The central component is the rastercube.jgrid.jgrid3.Header class

All the geographical computations are handled by gdal.

1.1. Environment variables


export RASTERCUBE_TEST_DATA=$HOME/rastercube_testdata
export RASTERCUBE_CONFIG=$TERRAI_DATA/1_manual/rastercube_config.py

1.2. Configuration

Rastercube’s configuration options are defined in the rastercube.config module. To override options, create a rastercube_config.py file on your file system and have the $RASTERCUBE_CONFIG environment variable point to it. For example:

export RASTERCUBE_CONFIG=$RASTERCUBE_DATA/1_manual/rastercube_config.py

With rastercube_config.py containing:


1.3. Worldgrid

A worldgrid is a (chunked) georeferenced nD (n >= 2) array covering the whole earth. The first two dimensions are spatial dimensions and the third dimension is usually time.

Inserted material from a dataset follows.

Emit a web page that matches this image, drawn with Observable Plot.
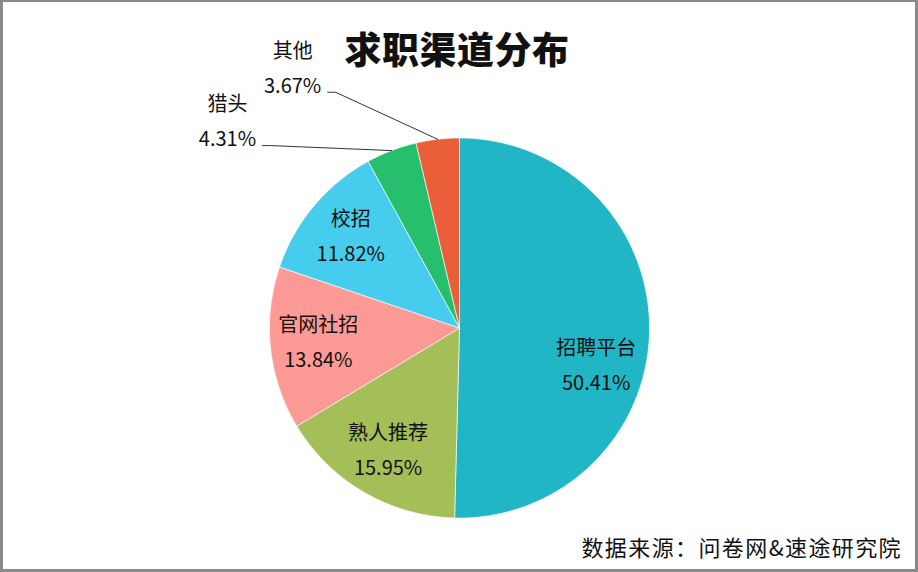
<!DOCTYPE html>
<html>
<head>
<meta charset="utf-8">
<script src="https://cdn.jsdelivr.net/npm/d3@7"></script>
<script src="https://cdn.jsdelivr.net/npm/@observablehq/plot@0.6"></script>
<style>
  html, body { margin: 0; padding: 0; background: #fff; }
  #wrap { position: relative; width: 918px; height: 572px; overflow: hidden; font-family: "Noto Sans CJK SC", "Noto Sans", sans-serif; }
  #wrap svg { position: absolute; left: 0; top: 0; }
  #frame { position: absolute; left: 0; top: 0; width: 918px; height: 572px; box-sizing: border-box;
           border: 3px solid #898989; border-top-width: 2px; pointer-events: none; }
  #title { position: absolute; left: 0; width: 914px; top: 30px; text-align: center; font-size: 37px; font-weight: 900; line-height: 37px; color: #111; letter-spacing: 0.5px; }
  #caption { position: absolute; right: 16px; top: 535px; font-size: 22px; line-height: 22px; color: #111; letter-spacing: 1.4px; }
</style>
</head>
<body>
<div id="wrap">
  <div id="title">求职渠道分布</div>
  <div id="caption">数据来源：问卷网&amp;速途研究院</div>
  <div id="frame"></div>
</div>
<script>
// ---- data ----
const categories = ["招聘平台", "熟人推荐", "官网社招", "校招", "猎头", "其他"];
const shares = [50.41, 15.95, 13.84, 11.82, 4.31, 3.67];
const colors = ["#21b6c6", "#a4be58", "#fd9a96", "#46cdee", "#26bf6e", "#ea5f3a"];
const outsideLabels = ["猎头", "其他"];

// ---- layout constants ----
const W = 918, H = 572;
const cx = 459, cy = 327.5, R = 190;
const labelR = 142;
const labelNudgeDeg = {"招聘平台": 15};          // best-fit label shift for the big slice
const outsideElbow = {"猎头": [-121, -5], "其他": [-102, -47]}; // relative to arc point
const lineGap = 35;

const rows = categories.map((c, i) => ({name: c, value: shares[i]}));
const arcs = d3.pie().sort(null).value(d => d.value)(rows);

const polar = (theta, r) => [r * Math.sin(theta), -r * Math.cos(theta)];

// slice polygons
const poly = [];
for (const a of arcs) {
  const n = Math.max(2, Math.ceil((a.endAngle - a.startAngle) / (Math.PI / 360)));
  poly.push({name: a.data.name, x: 0, y: 0});
  for (let k = 0; k <= n; k++) {
    const t = a.startAngle + (a.endAngle - a.startAngle) * k / n;
    const [x, y] = polar(t, R);
    poly.push({name: a.data.name, x, y});
  }
  poly.push({name: a.data.name, x: 0, y: 0});
}

// labels
const labels = [];
const leaders = [];
for (const a of arcs) {
  const name = a.data.name;
  const pct = a.data.value.toFixed(2) + "%";
  const mid = (a.startAngle + a.endAngle) / 2;
  if (outsideLabels.includes(name)) {
    const [ax, ay] = polar(mid, R);
    const [ex, ey] = [ax + outsideElbow[name][0], ay + outsideElbow[name][1]];
    const [tx, ty] = [ex - 8, ey];
    leaders.push({name, x: ax, y: ay, i: 0}, {name, x: ex, y: ey, i: 1}, {name, x: tx, y: ty, i: 2});
    const lx = tx - 35, ly = ty - 23;
    labels.push({text: name, x: lx, y: ly - lineGap / 2});
    labels.push({text: pct, x: lx, y: ly + lineGap / 2});
  } else {
    const ang = mid + (labelNudgeDeg[name] || 0) * Math.PI / 180;
    const [lx, ly] = polar(ang, labelR);
    labels.push({text: name, x: lx, y: ly - lineGap / 2});
    labels.push({text: pct, x: lx, y: ly + lineGap / 2});
  }
}

const chart = Plot.plot({
  width: W,
  height: H,
  margin: 0,
  x: {domain: [-cx, W - cx], range: [0, W], axis: null},
  y: {domain: [-cy, H - cy], range: [0, H], axis: null},
  color: {domain: categories, range: colors},
  style: {background: "transparent", fontFamily: "'Noto Sans CJK SC', 'Noto Sans', sans-serif"},
  marks: [
    Plot.line(poly, {x: "x", y: "y", z: "name", fill: "name", stroke: "#ffffff", strokeWidth: 0.8, strokeOpacity: 0.8, curve: "linear"}),
    Plot.line(leaders, {x: "x", y: "y", z: "name", stroke: "#333", strokeWidth: 1}),
    Plot.text(labels, {x: "x", y: "y", text: "text", fontSize: 20, fill: "#111", textAnchor: "middle", lineAnchor: "middle"})
  ]
});

document.getElementById("wrap").insertBefore(chart, document.getElementById("title"));
</script>
</body>
</html>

The original use case for which the format was designed was to store MODIS NDVI timeseries for the pantropical areas (south america, africa and asia). MODIS NDVI images have a frequency of 8 days (if you use Terra and Aqua) and a ground resolution of 250x250m.

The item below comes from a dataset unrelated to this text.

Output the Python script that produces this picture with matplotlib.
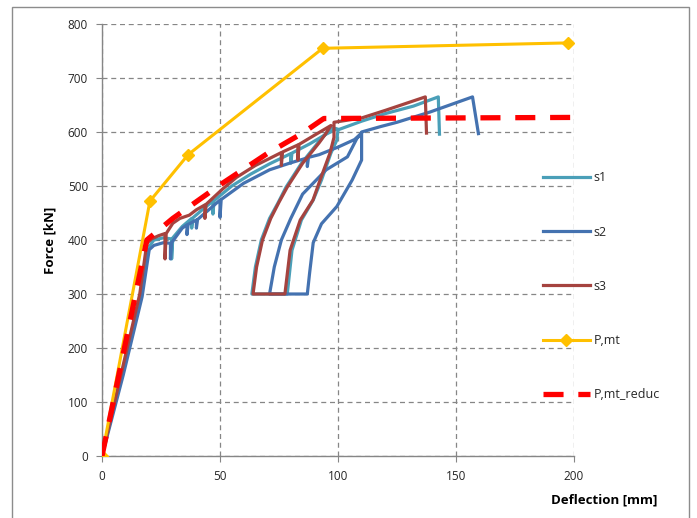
import matplotlib

matplotlib.use("Agg")
import matplotlib.pyplot as plt
from matplotlib.patches import Rectangle

# --- data (deflection mm, force kN) ---
s1_x = [0, 8, 16.5, 19.5, 22, 26, 29.5, 29.5, 30, 34, 38, 38, 38.5, 43, 47, 47, 47.5,
        55, 63, 71, 80, 80, 80.5, 88, 95, 99.5,
        97, 91.5, 84.5, 78, 74.5, 71, 67.5, 65, 63.5,
        78.5, 80.5, 84.5, 89.5, 93, 97, 99.5, 100,
        110, 120, 132, 142.5, 143]
s1_y = [0, 145, 295, 385, 400, 404, 402, 365, 404, 425, 440, 422, 441, 458, 472, 448, 473,
        500, 522, 541, 560, 542, 561, 578, 596, 606,
        608, 580, 542, 498, 468, 440, 400, 350, 300,
        300, 381, 437, 474, 511, 561, 585, 604,
        620, 634, 648, 665, 596]

s2_x = [0, 9, 17, 20, 22, 26, 29, 29, 29.5, 34, 36, 36, 36.5, 40, 40, 40.5, 45, 50, 50, 50.5,
        60, 71, 80, 87, 87, 87.5, 92, 100, 107, 110,
        108, 104, 95, 85, 80, 76, 73, 71,
        87, 88, 89.5, 93, 99.5, 106, 110, 110,
        118, 125, 139, 157, 159.5]
s2_y = [0, 150, 295, 382, 390, 395, 394, 365, 395, 422, 428, 410, 429, 437, 422, 438, 455, 474, 442, 475,
        505, 530, 543, 552, 536, 553, 558, 572, 586, 598,
        588, 554, 530, 485, 440, 400, 350, 300,
        300, 340, 395, 430, 462, 511, 548, 600,
        610, 618, 637, 665, 597]

s3_x = [0, 8, 16, 19, 21, 24, 26.7, 26.7, 27.2, 30, 33, 37, 40, 43.6, 43.6, 44.1,
        51, 57, 65, 71, 76, 76, 76.5, 83, 83, 83.5, 90, 97,
        95, 92, 85, 78.5, 75, 71.5, 68, 65.5, 64,
        77.5, 79.7, 84, 89.4, 92.4, 96.6, 98.3, 98.3,
        110, 120, 137, 137.5]
s3_y = [0, 150, 300, 394, 402, 408, 412, 365, 412, 431, 440, 446, 456, 465, 440, 466,
        494, 516, 538, 551, 562, 538, 563, 576, 548, 577, 594, 612,
        598, 580, 542, 498, 470, 440, 400, 350, 300,
        300, 381, 437, 474, 511, 561, 590, 618,
        626, 640, 665, 598]

pmt_x = [0, 20.3, 36.5, 93.5, 197.5]
pmt_y = [0, 472, 558, 755, 765]

red_x = [0, 19, 30, 50, 70, 85, 94, 200]
red_y = [0, 400, 440, 502, 560, 598, 625, 627]

x_ticks = [0, 50, 100, 150, 200]
y_ticks = [0, 100, 200, 300, 400, 500, 600, 700, 800]

C_S1 = "#4A9FB8"
C_S2 = "#4472B0"
C_S3 = "#A5433F"
C_PMT = "#FFC000"
C_RED = "#FF0000"
GRID = "#868686"
INK = "#262626"

plt.rcParams["font.family"] = ["Open Sans", "DejaVu Sans"]

fig = plt.figure(figsize=(6.97, 5.18), dpi=100)
ax = fig.add_axes([102 / 697, 62 / 518, 472 / 697, 432 / 518])

ax.plot(s1_x, s1_y, color=C_S1, lw=2.3, label="s1", zorder=3, solid_joinstyle="round")
ax.plot(s2_x, s2_y, color=C_S2, lw=2.3, label="s2", zorder=3, solid_joinstyle="round")
ax.plot(s3_x, s3_y, color=C_S3, lw=2.3, label="s3", zorder=3, solid_joinstyle="round")
ax.plot(pmt_x, pmt_y, color=C_PMT, lw=2.2, marker="D", ms=6, label="P,mt", zorder=4)
ax.plot(red_x, red_y, color=C_RED, lw=3.8, dashes=(3.8, 2.8), label="P,mt_reduc", zorder=5)

ax.set_xlim(0, 200)
ax.set_ylim(0, 800)
ax.set_xticks(x_ticks)
ax.set_yticks(y_ticks)
ax.tick_params(axis="both", labelsize=8.5, colors=INK, length=4, color=GRID, pad=6)
ax.grid(True, color=GRID, ls=(0, (4, 3)), lw=0.9, zorder=0)
for s in ("top", "right"):
    ax.spines[s].set_visible(False)
for s in ("left", "bottom"):
    ax.spines[s].set_color(GRID)
    ax.spines[s].set_linewidth(1.0)

ax.set_ylabel("Force [kN]", fontsize=9.5, fontweight="bold", color="black", labelpad=8)
fig.text(657 / 697, 1 - 500 / 518, "Deflection [mm]", ha="right", va="center",
         fontsize=9.5, fontweight="bold", color="black")

leg = fig.legend(loc="upper left", bbox_to_anchor=(532 / 697, 1 - 160 / 518),
                 frameon=False, fontsize=9, handlelength=3.7, handletextpad=0.35,
                 labelspacing=3.3, labelcolor=INK)

# outer chart frame
fig.patches.append(Rectangle((12 / 697, -0.01), (689 - 12) / 697, 1 - 7 / 518 + 0.01,
                             transform=fig.transFigure, fill=False,
                             edgecolor="#8c8c8c", lw=1.0))

fig.savefig("out.png", dpi=100)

In the case of MODIS NDVI, there is also a quality indicator. So you would have two worldgrids : one containing NDVI and one containing quality. You could imagine more worldgrids if you were interested in other MODIS bands. You can also have worldgrid for other data types such as Global Land Cover data.

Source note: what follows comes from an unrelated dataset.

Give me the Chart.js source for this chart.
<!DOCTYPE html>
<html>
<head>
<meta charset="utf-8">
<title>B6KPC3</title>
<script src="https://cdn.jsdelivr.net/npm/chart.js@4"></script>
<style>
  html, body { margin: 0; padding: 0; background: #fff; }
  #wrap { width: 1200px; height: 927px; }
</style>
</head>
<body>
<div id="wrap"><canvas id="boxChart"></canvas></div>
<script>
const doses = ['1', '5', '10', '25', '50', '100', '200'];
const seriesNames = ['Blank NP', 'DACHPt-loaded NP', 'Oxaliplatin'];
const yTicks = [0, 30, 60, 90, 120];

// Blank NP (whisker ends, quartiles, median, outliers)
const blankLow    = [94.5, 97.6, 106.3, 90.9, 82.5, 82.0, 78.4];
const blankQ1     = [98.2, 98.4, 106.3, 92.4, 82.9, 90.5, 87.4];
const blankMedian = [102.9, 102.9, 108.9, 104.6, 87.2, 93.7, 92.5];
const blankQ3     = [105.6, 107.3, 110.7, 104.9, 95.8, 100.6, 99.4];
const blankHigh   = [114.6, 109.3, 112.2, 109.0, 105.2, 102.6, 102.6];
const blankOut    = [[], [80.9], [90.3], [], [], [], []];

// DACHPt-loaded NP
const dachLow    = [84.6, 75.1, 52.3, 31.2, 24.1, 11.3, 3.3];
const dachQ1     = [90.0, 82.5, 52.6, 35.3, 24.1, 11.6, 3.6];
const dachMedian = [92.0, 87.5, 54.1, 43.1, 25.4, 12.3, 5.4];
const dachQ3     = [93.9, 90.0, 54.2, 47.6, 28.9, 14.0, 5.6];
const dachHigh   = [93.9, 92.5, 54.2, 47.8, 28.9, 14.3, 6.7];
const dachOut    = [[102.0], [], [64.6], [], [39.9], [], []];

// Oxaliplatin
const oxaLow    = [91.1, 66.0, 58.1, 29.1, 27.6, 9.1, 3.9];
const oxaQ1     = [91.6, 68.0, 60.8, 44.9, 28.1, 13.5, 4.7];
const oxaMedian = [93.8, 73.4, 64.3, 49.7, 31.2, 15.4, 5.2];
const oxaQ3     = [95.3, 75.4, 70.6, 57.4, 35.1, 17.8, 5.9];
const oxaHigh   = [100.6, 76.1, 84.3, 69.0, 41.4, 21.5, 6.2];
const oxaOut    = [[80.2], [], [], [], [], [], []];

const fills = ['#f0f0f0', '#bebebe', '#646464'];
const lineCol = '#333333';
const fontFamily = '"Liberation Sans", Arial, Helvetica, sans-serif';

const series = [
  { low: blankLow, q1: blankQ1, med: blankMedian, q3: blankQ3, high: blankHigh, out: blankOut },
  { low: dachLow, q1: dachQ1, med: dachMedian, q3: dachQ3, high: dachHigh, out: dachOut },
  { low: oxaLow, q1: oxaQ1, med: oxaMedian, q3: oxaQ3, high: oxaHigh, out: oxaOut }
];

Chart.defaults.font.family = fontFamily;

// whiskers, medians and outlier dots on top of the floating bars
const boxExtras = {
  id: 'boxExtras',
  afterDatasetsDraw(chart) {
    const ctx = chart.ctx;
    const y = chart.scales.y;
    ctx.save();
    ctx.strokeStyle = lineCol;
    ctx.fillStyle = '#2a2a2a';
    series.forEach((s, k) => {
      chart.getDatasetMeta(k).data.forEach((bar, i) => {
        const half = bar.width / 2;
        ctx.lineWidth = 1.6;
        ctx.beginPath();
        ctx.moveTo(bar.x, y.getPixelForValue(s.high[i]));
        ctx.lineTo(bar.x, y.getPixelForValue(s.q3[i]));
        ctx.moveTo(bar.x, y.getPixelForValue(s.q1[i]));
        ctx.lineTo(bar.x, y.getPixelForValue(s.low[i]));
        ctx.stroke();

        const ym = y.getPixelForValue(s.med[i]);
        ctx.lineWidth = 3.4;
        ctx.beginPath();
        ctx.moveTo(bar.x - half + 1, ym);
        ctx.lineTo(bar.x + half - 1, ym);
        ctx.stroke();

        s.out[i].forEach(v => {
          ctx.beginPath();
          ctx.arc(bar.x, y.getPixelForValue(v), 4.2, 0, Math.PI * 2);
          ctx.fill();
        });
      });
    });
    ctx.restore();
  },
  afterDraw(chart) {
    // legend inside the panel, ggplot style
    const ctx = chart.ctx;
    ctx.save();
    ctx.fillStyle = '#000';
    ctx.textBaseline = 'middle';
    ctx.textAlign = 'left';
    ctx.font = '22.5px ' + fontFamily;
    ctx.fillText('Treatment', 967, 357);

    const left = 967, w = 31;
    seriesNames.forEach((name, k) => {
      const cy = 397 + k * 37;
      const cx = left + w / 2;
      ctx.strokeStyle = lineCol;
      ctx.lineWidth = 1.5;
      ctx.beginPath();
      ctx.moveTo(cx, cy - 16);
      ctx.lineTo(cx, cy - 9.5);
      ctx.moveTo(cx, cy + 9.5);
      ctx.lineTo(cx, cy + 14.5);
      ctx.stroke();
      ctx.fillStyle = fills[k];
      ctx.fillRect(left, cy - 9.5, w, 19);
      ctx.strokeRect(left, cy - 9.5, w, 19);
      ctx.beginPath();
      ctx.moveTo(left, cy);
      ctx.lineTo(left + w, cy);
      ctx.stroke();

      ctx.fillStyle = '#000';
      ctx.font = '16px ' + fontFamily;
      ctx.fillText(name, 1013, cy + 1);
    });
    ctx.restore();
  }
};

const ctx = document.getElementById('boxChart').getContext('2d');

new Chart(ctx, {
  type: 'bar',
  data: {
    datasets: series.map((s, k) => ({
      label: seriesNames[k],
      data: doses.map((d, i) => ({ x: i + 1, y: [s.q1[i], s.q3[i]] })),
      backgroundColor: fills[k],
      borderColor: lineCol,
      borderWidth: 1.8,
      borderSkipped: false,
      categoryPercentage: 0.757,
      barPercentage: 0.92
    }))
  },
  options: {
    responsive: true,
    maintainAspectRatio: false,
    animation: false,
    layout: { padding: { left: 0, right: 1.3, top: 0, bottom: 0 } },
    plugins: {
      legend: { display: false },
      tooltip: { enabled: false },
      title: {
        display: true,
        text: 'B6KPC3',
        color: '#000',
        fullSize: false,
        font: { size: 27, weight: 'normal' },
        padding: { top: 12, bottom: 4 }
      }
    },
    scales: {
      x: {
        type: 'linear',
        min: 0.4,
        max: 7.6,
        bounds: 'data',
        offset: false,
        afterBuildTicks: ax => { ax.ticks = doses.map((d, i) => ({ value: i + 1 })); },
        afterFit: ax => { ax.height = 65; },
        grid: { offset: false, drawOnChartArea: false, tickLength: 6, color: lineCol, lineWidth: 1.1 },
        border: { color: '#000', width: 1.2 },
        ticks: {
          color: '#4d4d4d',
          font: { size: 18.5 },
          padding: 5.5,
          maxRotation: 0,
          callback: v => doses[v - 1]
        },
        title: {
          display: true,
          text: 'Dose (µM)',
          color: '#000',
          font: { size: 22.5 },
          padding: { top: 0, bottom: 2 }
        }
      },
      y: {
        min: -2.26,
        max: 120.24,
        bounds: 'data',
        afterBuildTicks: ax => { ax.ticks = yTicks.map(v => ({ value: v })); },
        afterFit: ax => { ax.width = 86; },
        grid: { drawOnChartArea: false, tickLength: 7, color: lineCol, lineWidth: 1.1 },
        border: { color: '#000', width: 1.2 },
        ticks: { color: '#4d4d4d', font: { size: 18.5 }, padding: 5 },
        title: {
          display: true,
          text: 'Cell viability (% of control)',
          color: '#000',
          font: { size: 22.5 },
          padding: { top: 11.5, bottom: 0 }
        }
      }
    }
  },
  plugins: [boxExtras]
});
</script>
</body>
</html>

The rastercube package provides a simple API to store worldgrids on the Hadoop File System

1.4. Date management

Geographical rasters are usually downloaded as timestamped tiles. When creating a worldgrid, you want to ensure that you have the same dates available for each tile so you have a homogeneous time axis for the whole grid.

This is done by collecting the available date for a particular model tile and storing them in a .csv. See the ndvi_collect_dates.py script.


If a particular MODIS tile is missing a date (this can happen due to satellite malfunction), you can just manually create a tile with all bad QA/NDVI

1.5. Input data files structure

The input data (e.g. the MODIS HDF tiles, the GLCF tiles) that are imported into worldgrid need to be stored on a traditional unix filesystem (or on NFS).

The environment variable $RASTERCUBE_DATA should point to the location where the data is stored.

For example, here is the layout used in the terra-i project. rastercube assumes that you have similar 0_input and 1_manual directories.

  • 0_input should contain all input raster data
  • 1_manual should contain some manually created files like the NDVI dates .csv
├── 0_input
│   ├── glcf_5.1
│   ├── hansen_dets
│   ├── landsat8
│   ├── MODIS_HDF
│   ├── modis_www_mirror
│   ├── prm
│   ├── terrai_dets
│   └── TRMM_daily
├── 1_manual
│   ├── hansen_wms
│   ├── ndvi_dates.csv
│   ├── ndvi_dates.short.csv
│   ├── ndvi_dates.terra_aqua.csv
│   ├── ndvi_dates.terra_aqua.short.csv
│   ├── ndvi_dates.terra.csv
│   └── qgis
├── 2_intermediate
│   ├── logs
│   ├── models
│   ├── models_rawndvi
│   └── terrai_dets
├── experimental
│   ├── glcf_dets
│   ├── glcf_dets_2
│   ├── land_cover
│   ├── qgis
│   ├── test2.hdf
│   └── test.hdf

1.6. Building the Cython modules

rastercube relies on Cython modules for some operation. Those cython modules need to be compiled. To do so, you can simply run the build.sh script in the root directory. There are a few gotchas though :

1.6.1. Building with Anaconda on OSX

If you are using OSX and use Anaconda’s python, you need to make sure that cython will build with Anaconda’s GCC and NOT clang or the system GCC. This is because Anaconda’s python is linked with libstdc++ (the GCC standard library) and OSX ships with a pre-C++11 version of libstdc++, which might lead to problems.

In short, ensure that if you run which gcc, it either points to Anaconda’s gcc or to a recent homebrew installed GCC.

You can control the C/C++ compiler used by setting the CC and CXX environment variables when building

CXX=/usr/local/bin/gcc-7 CC=$CXX ./build.sh

1.6.2. Building to use through Spark on a cluster

When you use rastercube with a Spark cluster, Spark will distribute the python egg (the output of build.sh) to all Spark worker nodes. Since we use native modules, you need to ensure that the egg is built for the correct CPU architecture. Assuming you have a homogeneous cluster, the easiest way to do so is to build rastercube and start the spark job from one of the cluster node.

Otherwise, if you build from a Linux machine, you need to make sure that GCC targets an architecture that is common to both your Linux machine and the cluster. You can play with the -march option in setup.py to target the correct CPU type, going all the way to march=i386 which should work but could lead to lower performance.